We keep putting quarters into the pinball machine which has human beings, not metal balls, getting bounced around and so often discarded due to the ravages of age or getting beaten out by younger, fresher bodies.
U of M plays the game too
Because of the new Vikings stadium, we now have the University of Minnesota in a position of trying to catch up. The U has tried to close the gap for years with all too rare instances of doing so.
The position of the U of M Gopher football team up through the 1950s got whacked. My generation, the boomers, clearly chose the purple Vikings as "our team." The U continues to want to change that. That's fine as far as it goes.
But now we have an athletic director, Norwood Teague, a most contemporary corporate type of thinker, a man of money more than X's and O's, who certainly is talking money - there's no doubt about that.
I view the new Vikings stadium as a bridge too far. The same might be said of Teague's grandiose plans. We might shrug about such plans if they were discussed in the world of pro sports. Jerry Jones builds an obscenely extravagant new stadium in Dallas. That's one thing. It's another for an institution that I believe is educational in purpose, the U of M, to lay out a blueprint with a pricetag of $190 million. That's just for improvements.
The message is that athletes are a preferred and coddled class that must be catered to outside the standard academic framework.
Norwood Teague tells us we need an "academic center" for athletes. Isn't the U itself an "academic center?"
He says we need a "training table." Haven't colleges always had cafeterias? We need a women's gymnastics facility, an Olympic Sport indoor practice facility, an outdoor Olympic sport track and a wrestling training facility.
Mr. Teague expects that it will be 6-8 years before the first phase of the project is built.
Much of this impetus seems to come from having to keep up with other Big 10 schools. At what point does this "arms race" become counterproductive and superfluous for everyone?
OK, we're told the $190 million will be "private money." As if it's "play money."
"Don't worry, it's private money." When I was a kid, $190 million would have sounded like all the money in the world. We would have pronounced it like Dr. Evil. In our Wall Street-drenched world of today, wildly high numbers seem to lose their impact on us. They are numbers that just float around.

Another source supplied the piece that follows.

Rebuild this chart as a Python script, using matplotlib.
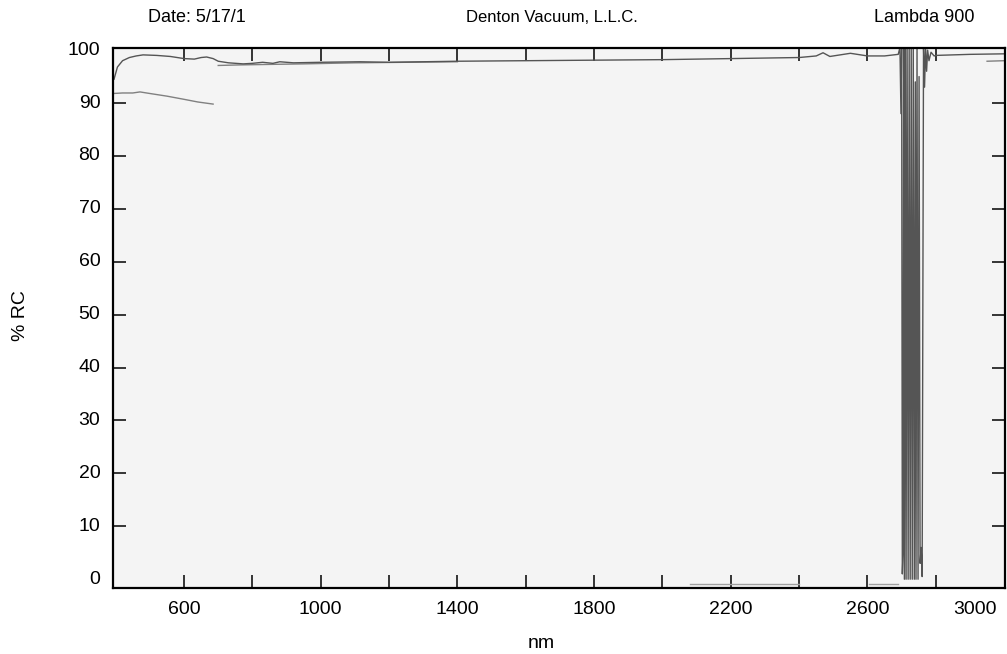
import matplotlib
matplotlib.use("Agg")
import matplotlib.pyplot as plt
import numpy as np

plt.rcParams['font.family'] = ['Liberation Sans', 'DejaVu Sans']

# main scan, % RC vs wavelength (nm)
nm_a = [395, 405, 420, 440, 460, 480, 520, 560, 600, 630, 650, 666, 685, 700, 730, 773,
        800, 830, 860, 880, 920, 1000, 1115, 1200, 1400, 1600, 1800, 2000, 2200, 2400,
        2450, 2470, 2490, 2520, 2550, 2600, 2650, 2690,
        2695, 2698, 2700, 2702, 2704, 2706, 2708, 2711, 2713, 2716, 2719, 2722, 2725,
        2728, 2731, 2734, 2737, 2740, 2742, 2745, 2748, 2751, 2754, 2757, 2760, 2764,
        2767, 2770, 2773, 2776, 2780, 2786, 2795, 2800, 2900, 3000]
rc_a = [94.5, 96.8, 98.0, 98.6, 98.9, 99.1, 99.0, 98.8, 98.4, 98.3, 98.6, 98.7, 98.4, 97.9, 97.6, 97.4,
        97.5, 97.7, 97.5, 97.8, 97.6, 97.7, 97.8, 97.7, 97.9, 98.0, 98.1, 98.2, 98.4, 98.6,
        98.9, 99.5, 98.8, 99.1, 99.4, 98.9, 98.9, 99.2,
        100.5, 88, 100.5, 1, 5, 100.5, 0, 100.5, 0, 100.5, 0, 100.5, 0,
        100.5, 0, 100.5, 0, 94, 0, 100.5, 0, 95, 3, 6, 0.5, 100.5,
        93, 100.5, 96, 100, 98, 99.6, 98.9, 99.0, 99.2, 99.3]

# second scan
nm_b = [392, 420, 450, 471, 500, 550, 600, 640, 685, np.nan, 700, 760, 850, 950, 1100, 1250, 1400,
        np.nan, 2950, 3000]
rc_b = [91.8, 91.9, 91.9, 92.1, 91.8, 91.3, 90.7, 90.2, 89.8, np.nan, 97.1, 97.2, 97.3, 97.4, 97.6, 97.7, 97.8,
        np.nan, 97.9, 98.0]

# trace sitting on the zero line
nm_c = [2080, 2300, 2400, np.nan, 2605, 2690]
rc_c = [-0.9, -0.9, -0.9, np.nan, -0.9, -0.9]

x_ticks = [600, 800, 1000, 1200, 1400, 1600, 1800, 2000, 2200, 2400, 2600, 2800]
x_labels = [600, 1000, 1400, 1800, 2200, 2600, 3000]
y_ticks = [10, 20, 30, 40, 50, 60, 70, 80, 90]
y_labels = [0, 10, 20, 30, 40, 50, 60, 70, 80, 90, 100]

fig = plt.figure(figsize=(10.07, 6.54), dpi=100)
ax = fig.add_axes([0.1122, 0.1014, 0.886, 0.8252])
ax.set_facecolor('#f4f4f4')

ax.plot(nm_c, rc_c, color='#a0a0a0', lw=1.0)
ax.plot(nm_b, rc_b, color='#808080', lw=1.0)
ax.plot(nm_a, rc_a, color='#555555', lw=1.0)

ax.set_xlim(392, 3003)
ax.set_ylim(-1.6, 100.4)

ax.set_xticks(x_ticks)
ax.set_xticklabels([])
ax.set_yticks(y_ticks)
ax.set_yticklabels([])
ax.tick_params(direction='in', length=9.5, width=1.1, color='black',
               top=True, right=True, bottom=True, left=True)
for s in ax.spines.values():
    s.set_linewidth(1.6)

# tick labels drawn as text so the 3000 label can sit inside the frame
for v in x_labels:
    xv = v
    if v == 3000:
        xv = 2915
    ax.text(xv, -4.2, str(v), ha='center', va='top', fontsize=14)
for v in y_labels:
    ax.text(355, v, str(v), ha='right', va='center', fontsize=14)

fig.text(0.02, 0.517, '% RC', rotation=90, ha='center', va='center', fontsize=14)
fig.text(0.537, 0.016, 'nm', ha='center', va='center', fontsize=14)

fig.text(0.147, 0.973, 'Date: 5/17/1', ha='left', va='center', fontsize=13)
fig.text(0.548, 0.973, 'Denton Vacuum, L.L.C.', ha='center', va='center', fontsize=12)
fig.text(0.918, 0.973, 'Lambda 900', ha='center', va='center', fontsize=13)

fig.savefig('out.png', dpi=100)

But, what else might this $190 million accomplish? What else might it be applied to, that would have a greater effect of improving people's lives? Corporations with such money at their disposal might actually be more generous with the people that work for them, that is, those people who aren't discarded because of "new efficiencies" that networked computers and tech in general are making possible.
These corporations turn a blind eye to real needs. They feed that arms race of big-time sports. They feed that opiate of the masses instead of really helping the masses.
Oh, we can still enjoy sports. It's never going away. But it doesn't need to be elevated to the Sodom and Gomorrah level, where we all know it gets far more resources than needed. We shrug and accept the inevitability of the new Vikings stadium. And now we're expected to shrug about the University demanding an astronomical amount of money - I use that adjective in paying homage to Willie Martin - so that the U might thump its chest and show primacy in athletics.
Let the teams compete with the resources they have. Not everyone can win. Think of the pressure those so-called student-athletes are under. They come and go, as do the coaches.
The real inside world of big-time sports is brutal and unforgiving. We the fans don't want to be bothered by that unpleasantness. That is, with exceptions, as many of us are now truly awakening to the hazards of the sport of football. The awakening is such, the future of the sport may very well be in peril.
Keep in mind this is one of the two major revenue sports in Division I college athletics.
This crescendo of awareness is not going unnoticed by the legal and insurance worlds. Lawyers and insurance companies may well start applying a vise to the sport.
People will still want to watch the Gophers and Vikings on the football field on weekends. Fans will want to watch even if they have conflicted feelings. That's why we'll have to rely on forces other than market forces to push football away from its mesmerizing hold on us.
Lawyers and insurance companies will slowly congregate, not to "spoil our fun" but to clean up a very real mess. The feeder system for football will become endangered, as soon as this fall I suspect, as parents wisely decide they need to take care of their own kids.
How much effort does it take to steer boys away from football to soccer? It could be done in a heartbeat. All these grandiose plans of Zygi Wilf, Mark Dayton, Norwood Teague and Eric Kaler could have their foundations threatened, by forces much bigger than Big 10 opponents.
What if the "higher education bubble" bursts? Already there's some evidence it has begun. What if the overall U.S. economy should implode, as we discover that the Federal Reserve has just been buying us time since 2008?
We will come to our senses. We will realize the ridiculous extravagance of big-time sports. We will pronounce "$190 million" as Dr. Evil would.
And we'll have more respect for kids wearing T-shirts saying "someday I'll be your boss."